I tried clAmdFft on different platforms/devices, and get correct results on AMD GPUs but incorrect results on NVIDIA GPUs. Also, the results on CPUs are correct only when using Intel's OpenCL platform, but incorrect when using AMD's OpenCL platform. Am I doing something wrong, or is this a bug in the clAmdFft library (1.8.291) ? See attached source code --- the correct answer for this 4-point fft should be (16,20) (-8,0) (-4,-4) (0,-8)
Program output for various platform/device combinations:
platform: AMD Accelerated Parallel Processing, device: Tahiti: (16,20) (-8,0) (-4,-4) (0,-8)
platform: AMD Accelerated Parallel Processing, device: Intel(R) Core(TM) i7-3820 CPU @ 3.60GHz: (2,4) (6,16) (10,12) (14,8)
platform: Intel(R) OpenCL, device: Intel(R) Xeon(R) CPU E5-2630 0 @ 2.30GHz: (16,20) (-8,0) (-4,-4) (0,-8)
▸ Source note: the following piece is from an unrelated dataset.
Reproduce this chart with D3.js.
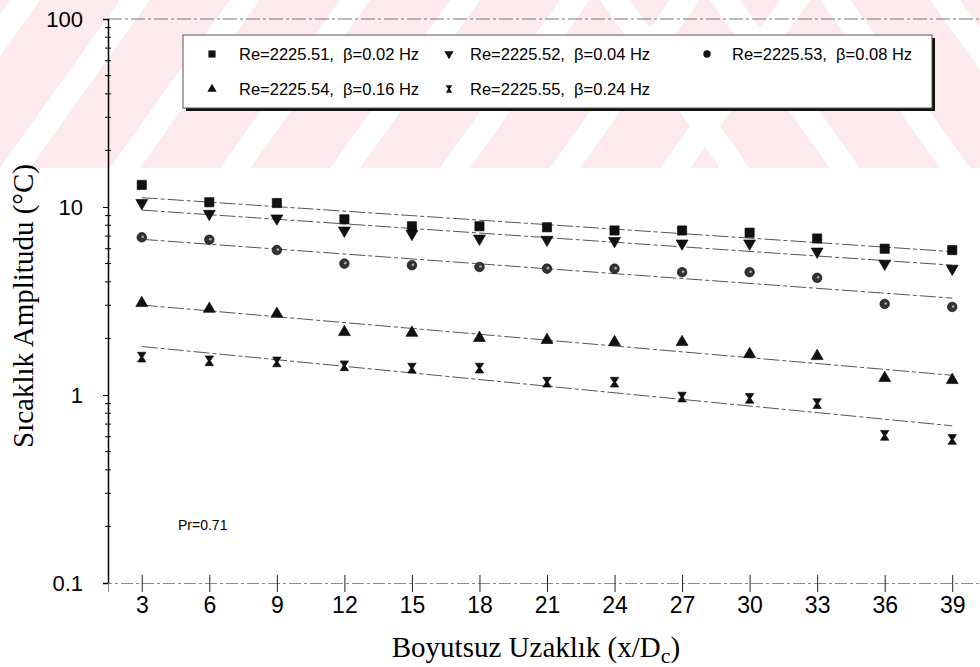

platform: NVIDIA CUDA, device: Tesla K10.G2.8GB: (6,8) (-4,-4) (6,8) (-4,-4)
platform: NVIDIA CUDA, device: Tesla K10.G2.8GB: (6,8) (-4,-4) (6,8) (-4,-4)
platform: NVIDIA CUDA, device: GeForce GTX 680: (6,8) (-4,-4) (6,8) (-4,-4)
"incorrect when using AMD's OpenCL platform":
more detail on the software?
This is a small program that just performs a simple 4-points FFT. It illustrates that the clAmdFft library returns wrong results on Nvidia devices (as well as on CPUs when using the AMD OpenCL runtime). As I do not have the sources of the library, I cannot see what goes wrong.
Hi romein,
Thanks for the test case. This is a known issue and the problem is not in the library code. It is in AMD's OpenCL runtime and driver stack that affects only the CPU device. You may have guessed that the problem is not in the library code as it works on GPU with our OpenCL platform and also on CPU with Intel's OpenCL platform.
The problem has been fixed. But unfortunately it will be made available only in the next version of the Catalyst driver release.